▶ _What is needed_: Filter this material down to the lines that hold "matplotlib", copying each one.

▶ _Listing_:
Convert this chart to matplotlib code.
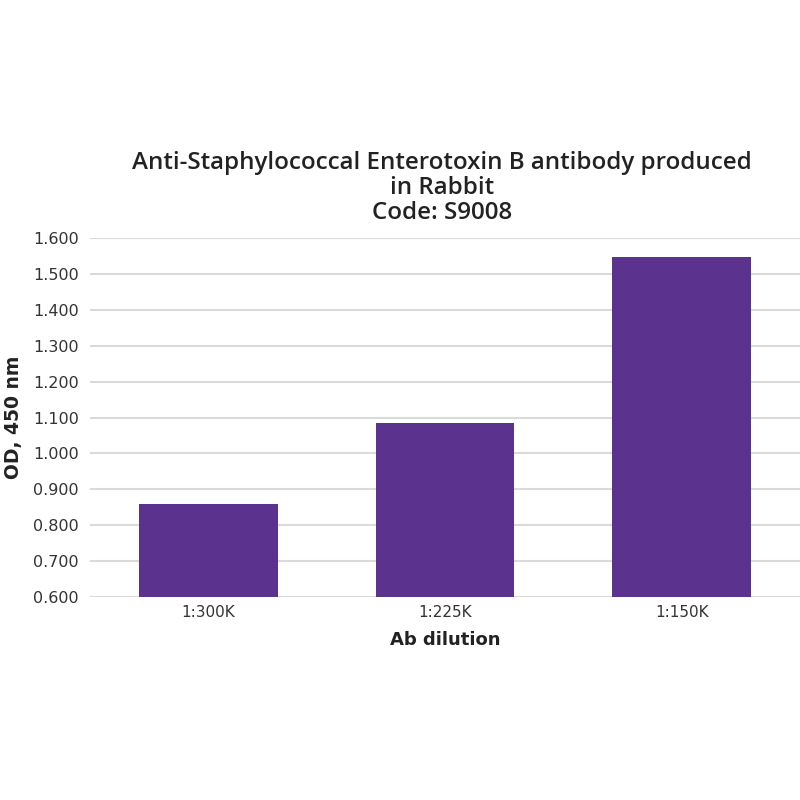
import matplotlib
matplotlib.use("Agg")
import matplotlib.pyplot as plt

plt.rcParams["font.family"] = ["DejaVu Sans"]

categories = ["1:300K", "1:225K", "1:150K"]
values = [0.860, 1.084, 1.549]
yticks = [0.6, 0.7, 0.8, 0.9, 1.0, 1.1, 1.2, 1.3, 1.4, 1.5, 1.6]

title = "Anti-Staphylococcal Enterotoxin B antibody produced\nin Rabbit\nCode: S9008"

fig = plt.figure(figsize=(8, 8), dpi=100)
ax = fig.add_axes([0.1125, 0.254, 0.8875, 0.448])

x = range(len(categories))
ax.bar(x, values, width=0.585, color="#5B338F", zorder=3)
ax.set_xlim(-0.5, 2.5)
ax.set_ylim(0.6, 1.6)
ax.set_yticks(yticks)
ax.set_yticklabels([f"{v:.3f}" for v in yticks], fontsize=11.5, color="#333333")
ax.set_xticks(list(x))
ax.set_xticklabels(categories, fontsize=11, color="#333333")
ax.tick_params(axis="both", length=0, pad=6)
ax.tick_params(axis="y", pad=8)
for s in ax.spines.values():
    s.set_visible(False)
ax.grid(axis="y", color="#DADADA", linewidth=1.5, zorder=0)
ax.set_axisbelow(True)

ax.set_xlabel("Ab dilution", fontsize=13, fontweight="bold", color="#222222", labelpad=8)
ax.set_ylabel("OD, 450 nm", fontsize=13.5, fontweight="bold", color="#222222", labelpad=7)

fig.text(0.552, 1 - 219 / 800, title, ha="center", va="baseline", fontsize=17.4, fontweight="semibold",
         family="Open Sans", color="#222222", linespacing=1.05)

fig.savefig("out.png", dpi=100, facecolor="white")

--

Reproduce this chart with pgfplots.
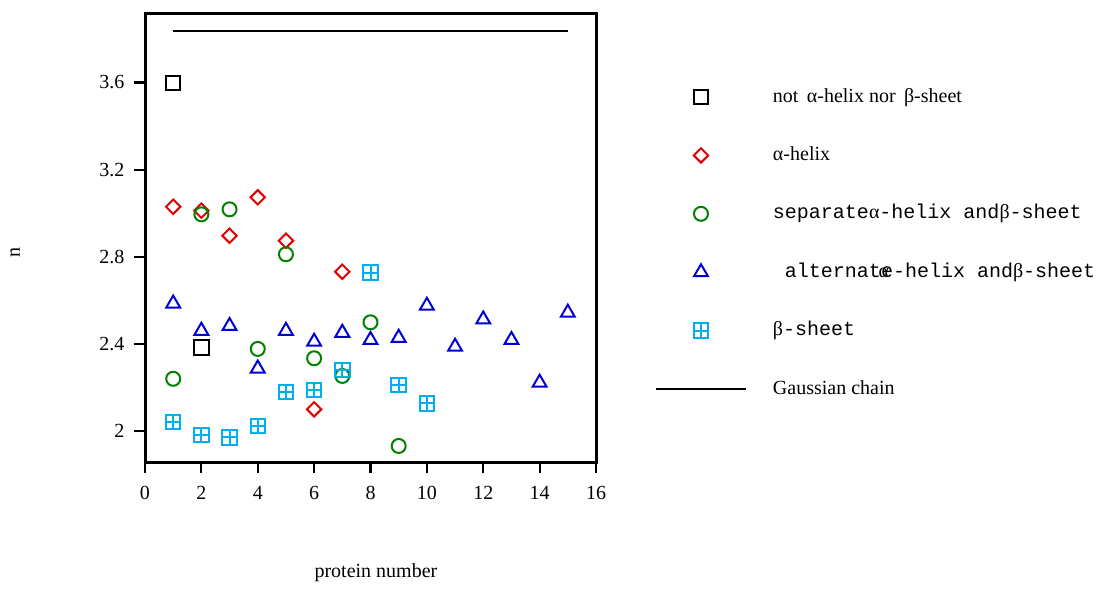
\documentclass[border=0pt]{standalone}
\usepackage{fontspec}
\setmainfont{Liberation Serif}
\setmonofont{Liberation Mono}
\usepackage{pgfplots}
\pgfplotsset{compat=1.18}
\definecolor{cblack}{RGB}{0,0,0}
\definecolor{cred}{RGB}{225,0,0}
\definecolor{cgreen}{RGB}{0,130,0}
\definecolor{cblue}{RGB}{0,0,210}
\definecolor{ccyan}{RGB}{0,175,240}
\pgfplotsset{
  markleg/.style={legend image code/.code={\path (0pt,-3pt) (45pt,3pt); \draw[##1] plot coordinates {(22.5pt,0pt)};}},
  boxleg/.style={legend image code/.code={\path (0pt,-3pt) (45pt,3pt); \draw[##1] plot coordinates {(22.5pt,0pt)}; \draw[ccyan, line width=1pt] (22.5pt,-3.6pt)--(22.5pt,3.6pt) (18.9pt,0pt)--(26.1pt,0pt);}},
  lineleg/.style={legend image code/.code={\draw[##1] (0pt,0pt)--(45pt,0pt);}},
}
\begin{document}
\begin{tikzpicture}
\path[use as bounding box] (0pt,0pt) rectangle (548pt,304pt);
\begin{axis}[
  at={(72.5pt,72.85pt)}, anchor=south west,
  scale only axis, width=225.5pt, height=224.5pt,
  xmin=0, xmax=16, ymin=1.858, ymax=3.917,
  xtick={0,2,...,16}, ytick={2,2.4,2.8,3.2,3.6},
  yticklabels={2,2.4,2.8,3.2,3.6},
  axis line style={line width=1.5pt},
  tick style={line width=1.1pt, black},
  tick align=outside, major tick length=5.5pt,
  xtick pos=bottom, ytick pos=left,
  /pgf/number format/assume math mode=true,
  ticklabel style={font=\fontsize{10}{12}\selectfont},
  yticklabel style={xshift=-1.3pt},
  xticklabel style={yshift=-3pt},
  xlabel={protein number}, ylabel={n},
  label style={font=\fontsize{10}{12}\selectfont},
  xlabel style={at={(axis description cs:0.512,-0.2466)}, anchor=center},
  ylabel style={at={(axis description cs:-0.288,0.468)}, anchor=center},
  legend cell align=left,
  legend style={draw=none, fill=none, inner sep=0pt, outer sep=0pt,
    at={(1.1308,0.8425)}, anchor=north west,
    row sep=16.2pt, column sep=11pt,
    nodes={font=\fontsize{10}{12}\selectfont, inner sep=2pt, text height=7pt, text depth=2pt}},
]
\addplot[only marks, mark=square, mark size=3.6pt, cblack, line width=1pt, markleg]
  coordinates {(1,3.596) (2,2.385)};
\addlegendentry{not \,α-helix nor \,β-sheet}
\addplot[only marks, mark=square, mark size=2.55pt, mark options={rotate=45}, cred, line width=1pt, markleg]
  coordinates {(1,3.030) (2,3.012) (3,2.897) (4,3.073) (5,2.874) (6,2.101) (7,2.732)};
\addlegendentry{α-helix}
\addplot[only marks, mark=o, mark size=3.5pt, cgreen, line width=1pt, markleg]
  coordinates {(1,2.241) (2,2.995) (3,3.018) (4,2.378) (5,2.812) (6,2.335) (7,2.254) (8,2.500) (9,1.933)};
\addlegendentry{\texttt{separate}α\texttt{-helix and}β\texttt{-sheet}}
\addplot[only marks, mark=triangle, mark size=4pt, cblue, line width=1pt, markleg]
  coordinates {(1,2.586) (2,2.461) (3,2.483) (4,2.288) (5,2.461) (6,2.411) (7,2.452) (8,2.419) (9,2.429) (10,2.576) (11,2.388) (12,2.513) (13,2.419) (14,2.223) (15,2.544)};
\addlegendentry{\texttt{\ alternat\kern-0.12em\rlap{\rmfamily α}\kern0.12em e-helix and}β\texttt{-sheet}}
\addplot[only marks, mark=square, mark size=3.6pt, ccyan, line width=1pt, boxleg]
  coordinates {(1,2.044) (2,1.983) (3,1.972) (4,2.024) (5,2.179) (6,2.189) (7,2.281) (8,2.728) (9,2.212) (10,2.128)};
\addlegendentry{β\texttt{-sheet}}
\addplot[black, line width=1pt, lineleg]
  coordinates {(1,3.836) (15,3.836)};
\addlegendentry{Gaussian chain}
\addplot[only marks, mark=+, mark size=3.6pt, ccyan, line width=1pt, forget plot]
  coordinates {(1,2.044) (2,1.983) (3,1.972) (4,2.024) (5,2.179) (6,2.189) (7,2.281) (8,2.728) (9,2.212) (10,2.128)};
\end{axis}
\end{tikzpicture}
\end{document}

▶ _Correct answer_:
Convert this chart to matplotlib code.
import matplotlib
matplotlib.use("Agg")
import matplotlib.pyplot as plt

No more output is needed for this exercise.